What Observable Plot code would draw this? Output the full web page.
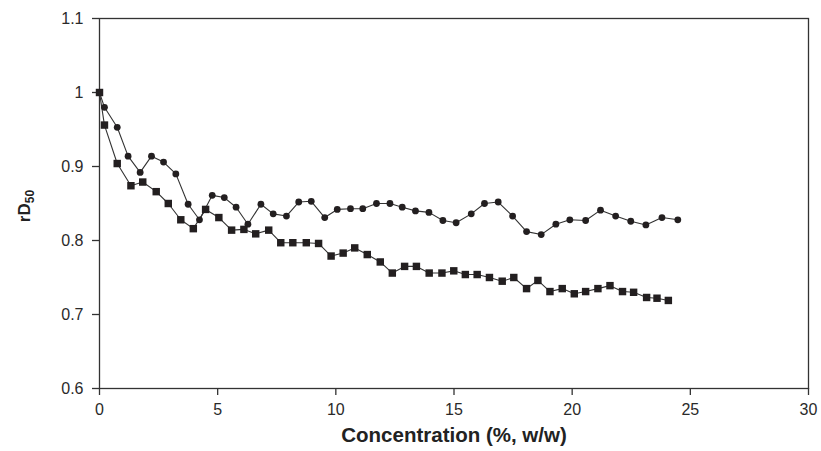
<!DOCTYPE html>
<html>
<head>
<meta charset="utf-8">
<script src="https://cdn.jsdelivr.net/npm/d3@7"></script>
<script src="https://cdn.jsdelivr.net/npm/@observablehq/plot@0.6"></script>
<style>
  html, body { margin: 0; padding: 0; background: #fff; }
  #chart svg { display: block; }
</style>
</head>
<body>
<div id="chart"></div>
<script>
// Series 1: circles
const circleX = [0, 0.21, 0.75, 1.21, 1.72, 2.2, 2.71, 3.23, 3.75, 4.23, 4.77, 5.28, 5.78, 6.28, 6.83, 7.35, 7.91, 8.43, 8.96, 9.53, 10.06, 10.62, 11.14, 11.72, 12.29, 12.81, 13.37, 13.94, 14.53, 15.09, 15.73, 16.29, 16.87, 17.48, 18.07, 18.69, 19.31, 19.9, 20.57, 21.2, 21.84, 22.48, 23.12, 23.8, 24.47];
const circleY = [1.0, 0.98, 0.953, 0.914, 0.892, 0.914, 0.906, 0.89, 0.849, 0.828, 0.861, 0.858, 0.845, 0.822, 0.849, 0.836, 0.833, 0.852, 0.853, 0.831, 0.842, 0.843, 0.843, 0.85, 0.85, 0.845, 0.84, 0.838, 0.827, 0.824, 0.836, 0.85, 0.852, 0.833, 0.812, 0.808, 0.822, 0.828, 0.827, 0.841, 0.833, 0.826, 0.821, 0.831, 0.828];

// Series 2: squares
const squareX = [0, 0.21, 0.75, 1.33, 1.83, 2.4, 2.91, 3.44, 3.97, 4.49, 5.05, 5.59, 6.11, 6.61, 7.16, 7.67, 8.18, 8.75, 9.27, 9.8, 10.31, 10.8, 11.33, 11.88, 12.39, 12.91, 13.41, 13.95, 14.49, 14.99, 15.48, 15.98, 16.5, 17.04, 17.53, 18.07, 18.55, 19.06, 19.58, 20.09, 20.57, 21.09, 21.6, 22.13, 22.6, 23.15, 23.59, 24.07];
const squareY = [1.0, 0.956, 0.904, 0.874, 0.879, 0.866, 0.85, 0.828, 0.816, 0.842, 0.831, 0.814, 0.815, 0.809, 0.814, 0.797, 0.797, 0.797, 0.796, 0.779, 0.783, 0.79, 0.781, 0.771, 0.756, 0.765, 0.765, 0.756, 0.756, 0.759, 0.754, 0.754, 0.75, 0.745, 0.75, 0.735, 0.746, 0.731, 0.735, 0.728, 0.731, 0.735, 0.739, 0.731, 0.73, 0.723, 0.722, 0.719];

const xTicks = [0, 5, 10, 15, 20, 25, 30];
const yTicks = [0.6, 0.7, 0.8, 0.9, 1, 1.1];
const xLabel = "Concentration (%, w/w)";

const circles = circleX.map((x, i) => ({x, y: circleY[i]}));
const squares = squareX.map((x, i) => ({x, y: squareY[i]}));

const ink = "#231f20";

const chart = Plot.plot({
  width: 821,
  height: 451,
  marginLeft: 99,
  marginRight: 13,
  marginTop: 18,
  marginBottom: 63,
  style: {fontFamily: "'Liberation Sans', Arial, sans-serif", background: "#fff", color: "#2a2a2a"},
  x: {domain: [0, 30], ticks: xTicks, label: null},
  y: {domain: [0.6, 1.1], ticks: yTicks, label: null},
  marks: [
    Plot.frame({stroke: "#333", strokeWidth: 1.3}),
    Plot.axisX({ticks: xTicks, tickFormat: d => String(d), tickSize: 7, tickPadding: 8, fontSize: 16, label: null, stroke: "#333", strokeWidth: 1.3}),
    Plot.axisY({ticks: yTicks, tickFormat: d => String(d), tickSize: 7, tickPadding: 9, fontSize: 16, label: null, stroke: "#333", strokeWidth: 1.3}),
    Plot.line(circles, {x: "x", y: "y", stroke: "#333", strokeWidth: 1.1}),
    Plot.line(squares, {x: "x", y: "y", stroke: "#333", strokeWidth: 1.1}),
    Plot.dot(circles, {x: "x", y: "y", r: 3.4, fill: ink, stroke: "none"}),
    Plot.dot(squares, {x: "x", y: "y", r: 4.2, symbol: "square", fill: ink, stroke: "none"}),
    Plot.text([xLabel], {frameAnchor: "bottom", dy: 53, fontSize: 20.5, fontWeight: "bold", fill: "#222", text: d => d})
  ]
});

document.getElementById("chart").appendChild(chart);

// y-axis title with subscript
const svg = d3.select(chart);
const yt = svg.append("text")
  .attr("transform", "translate(30,206) rotate(-90)")
  .attr("text-anchor", "middle")
  .attr("font-family", "'Liberation Sans', Arial, sans-serif")
  .attr("font-weight", "bold")
  .attr("font-size", 17)
  .attr("fill", "#222");
yt.append("tspan").text("rD");
yt.append("tspan").attr("font-size", 12).attr("dy", 4).text("50");
</script>
</body>
</html>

| What is expected |
Return the full material word for word. Do not include the pictures.

| Full answer |
What Observable Plot code would draw this? Output the full web page.
<!DOCTYPE html>
<html>
<head>
<meta charset="utf-8">
<script src="https://cdn.jsdelivr.net/npm/d3@7"></script>
<script src="https://cdn.jsdelivr.net/npm/@observablehq/plot@0.6"></script>
<style>
  html, body { margin: 0; padding: 0; background: #fff; }
  #chart svg { display: block; }
</style>
</head>
<body>
<div id="chart"></div>
<script>
// Series 1: circles
const circleX = [0, 0.21, 0.75, 1.21, 1.72, 2.2, 2.71, 3.23, 3.75, 4.23, 4.77, 5.28, 5.78, 6.28, 6.83, 7.35, 7.91, 8.43, 8.96, 9.53, 10.06, 10.62, 11.14, 11.72, 12.29, 12.81, 13.37, 13.94, 14.53, 15.09, 15.73, 16.29, 16.87, 17.48, 18.07, 18.69, 19.31, 19.9, 20.57, 21.2, 21.84, 22.48, 23.12, 23.8, 24.47];
const circleY = [1.0, 0.98, 0.953, 0.914, 0.892, 0.914, 0.906, 0.89, 0.849, 0.828, 0.861, 0.858, 0.845, 0.822, 0.849, 0.836, 0.833, 0.852, 0.853, 0.831, 0.842, 0.843, 0.843, 0.85, 0.85, 0.845, 0.84, 0.838, 0.827, 0.824, 0.836, 0.85, 0.852, 0.833, 0.812, 0.808, 0.822, 0.828, 0.827, 0.841, 0.833, 0.826, 0.821, 0.831, 0.828];

// Series 2: squares
const squareX = [0, 0.21, 0.75, 1.33, 1.83, 2.4, 2.91, 3.44, 3.97, 4.49, 5.05, 5.59, 6.11, 6.61, 7.16, 7.67, 8.18, 8.75, 9.27, 9.8, 10.31, 10.8, 11.33, 11.88, 12.39, 12.91, 13.41, 13.95, 14.49, 14.99, 15.48, 15.98, 16.5, 17.04, 17.53, 18.07, 18.55, 19.06, 19.58, 20.09, 20.57, 21.09, 21.6, 22.13, 22.6, 23.15, 23.59, 24.07];
const squareY = [1.0, 0.956, 0.904, 0.874, 0.879, 0.866, 0.85, 0.828, 0.816, 0.842, 0.831, 0.814, 0.815, 0.809, 0.814, 0.797, 0.797, 0.797, 0.796, 0.779, 0.783, 0.79, 0.781, 0.771, 0.756, 0.765, 0.765, 0.756, 0.756, 0.759, 0.754, 0.754, 0.75, 0.745, 0.75, 0.735, 0.746, 0.731, 0.735, 0.728, 0.731, 0.735, 0.739, 0.731, 0.73, 0.723, 0.722, 0.719];

const xTicks = [0, 5, 10, 15, 20, 25, 30];
const yTicks = [0.6, 0.7, 0.8, 0.9, 1, 1.1];
const xLabel = "Concentration (%, w/w)";

const circles = circleX.map((x, i) => ({x, y: circleY[i]}));
const squares = squareX.map((x, i) => ({x, y: squareY[i]}));

const ink = "#231f20";

const chart = Plot.plot({
  width: 821,
  height: 451,
  marginLeft: 99,
  marginRight: 13,
  marginTop: 18,
  marginBottom: 63,
  style: {fontFamily: "'Liberation Sans', Arial, sans-serif", background: "#fff", color: "#2a2a2a"},
  x: {domain: [0, 30], ticks: xTicks, label: null},
  y: {domain: [0.6, 1.1], ticks: yTicks, label: null},
  marks: [
    Plot.frame({stroke: "#333", strokeWidth: 1.3}),
    Plot.axisX({ticks: xTicks, tickFormat: d => String(d), tickSize: 7, tickPadding: 8, fontSize: 16, label: null, stroke: "#333", strokeWidth: 1.3}),
    Plot.axisY({ticks: yTicks, tickFormat: d => String(d), tickSize: 7, tickPadding: 9, fontSize: 16, label: null, stroke: "#333", strokeWidth: 1.3}),
    Plot.line(circles, {x: "x", y: "y", stroke: "#333", strokeWidth: 1.1}),
    Plot.line(squares, {x: "x", y: "y", stroke: "#333", strokeWidth: 1.1}),
    Plot.dot(circles, {x: "x", y: "y", r: 3.4, fill: ink, stroke: "none"}),
    Plot.dot(squares, {x: "x", y: "y", r: 4.2, symbol: "square", fill: ink, stroke: "none"}),
    Plot.text([xLabel], {frameAnchor: "bottom", dy: 53, fontSize: 20.5, fontWeight: "bold", fill: "#222", text: d => d})
  ]
});

document.getElementById("chart").appendChild(chart);

// y-axis title with subscript
const svg = d3.select(chart);
const yt = svg.append("text")
  .attr("transform", "translate(30,206) rotate(-90)")
  .attr("text-anchor", "middle")
  .attr("font-family", "'Liberation Sans', Arial, sans-serif")
  .attr("font-weight", "bold")
  .attr("font-size", 17)
  .attr("fill", "#222");
yt.append("tspan").text("rD");
yt.append("tspan").attr("font-size", 12).attr("dy", 4).text("50");
</script>
</body>
</html>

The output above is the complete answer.